◆ Task requirements:
Set down each line of the data below exactly as it stands, dropping the pictures.

-- begin Available data --

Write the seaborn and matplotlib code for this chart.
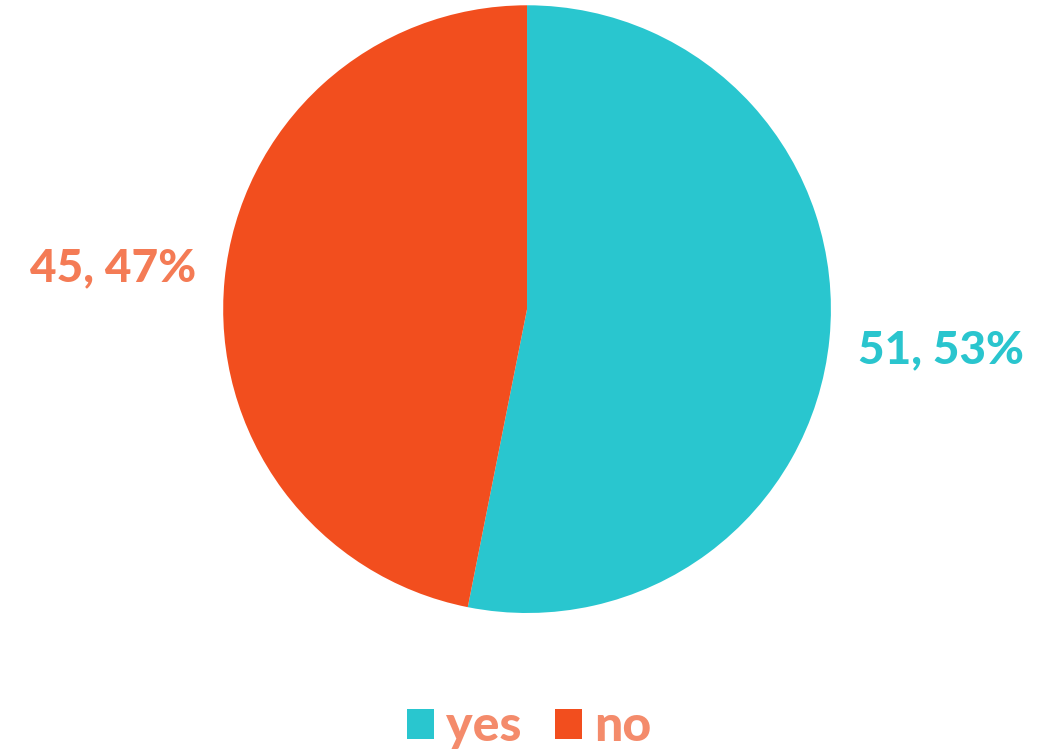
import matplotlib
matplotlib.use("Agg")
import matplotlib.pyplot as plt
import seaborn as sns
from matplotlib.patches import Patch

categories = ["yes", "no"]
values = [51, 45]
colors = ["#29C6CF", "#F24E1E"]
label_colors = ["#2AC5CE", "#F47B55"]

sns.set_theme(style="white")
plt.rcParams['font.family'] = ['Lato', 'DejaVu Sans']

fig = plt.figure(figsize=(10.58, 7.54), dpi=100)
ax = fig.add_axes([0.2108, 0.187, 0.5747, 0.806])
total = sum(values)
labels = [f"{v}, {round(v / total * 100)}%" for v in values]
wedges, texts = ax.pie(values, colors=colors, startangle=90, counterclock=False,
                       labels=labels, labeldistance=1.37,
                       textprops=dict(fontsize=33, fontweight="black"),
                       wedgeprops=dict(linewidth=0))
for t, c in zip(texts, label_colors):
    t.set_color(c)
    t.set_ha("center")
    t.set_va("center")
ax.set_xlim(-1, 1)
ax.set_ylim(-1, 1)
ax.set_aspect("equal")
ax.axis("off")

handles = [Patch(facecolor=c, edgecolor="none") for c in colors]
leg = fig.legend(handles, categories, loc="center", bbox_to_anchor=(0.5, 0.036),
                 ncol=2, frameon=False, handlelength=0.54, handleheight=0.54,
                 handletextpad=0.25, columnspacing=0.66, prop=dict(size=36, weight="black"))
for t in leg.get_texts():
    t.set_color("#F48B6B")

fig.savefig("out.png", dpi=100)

-- end Available data --

◆ Task output:
Write the seaborn and matplotlib code for this chart.
import matplotlib
matplotlib.use("Agg")
import matplotlib.pyplot as plt
import seaborn as sns
from matplotlib.patches import Patch

categories = ["yes", "no"]
values = [51, 45]
colors = ["#29C6CF", "#F24E1E"]
label_colors = ["#2AC5CE", "#F47B55"]

sns.set_theme(style="white")
plt.rcParams['font.family'] = ['Lato', 'DejaVu Sans']

fig = plt.figure(figsize=(10.58, 7.54), dpi=100)
ax = fig.add_axes([0.2108, 0.187, 0.5747, 0.806])
total = sum(values)
labels = [f"{v}, {round(v / total * 100)}%" for v in values]
wedges, texts = ax.pie(values, colors=colors, startangle=90, counterclock=False,
                       labels=labels, labeldistance=1.37,
                       textprops=dict(fontsize=33, fontweight="black"),
                       wedgeprops=dict(linewidth=0))
for t, c in zip(texts, label_colors):
    t.set_color(c)
    t.set_ha("center")
    t.set_va("center")
ax.set_xlim(-1, 1)
ax.set_ylim(-1, 1)
ax.set_aspect("equal")
ax.axis("off")

handles = [Patch(facecolor=c, edgecolor="none") for c in colors]
leg = fig.legend(handles, categories, loc="center", bbox_to_anchor=(0.5, 0.036),
                 ncol=2, frameon=False, handlelength=0.54, handleheight=0.54,
                 handletextpad=0.25, columnspacing=0.66, prop=dict(size=36, weight="black"))
for t in leg.get_texts():
    t.set_color("#F48B6B")

fig.savefig("out.png", dpi=100)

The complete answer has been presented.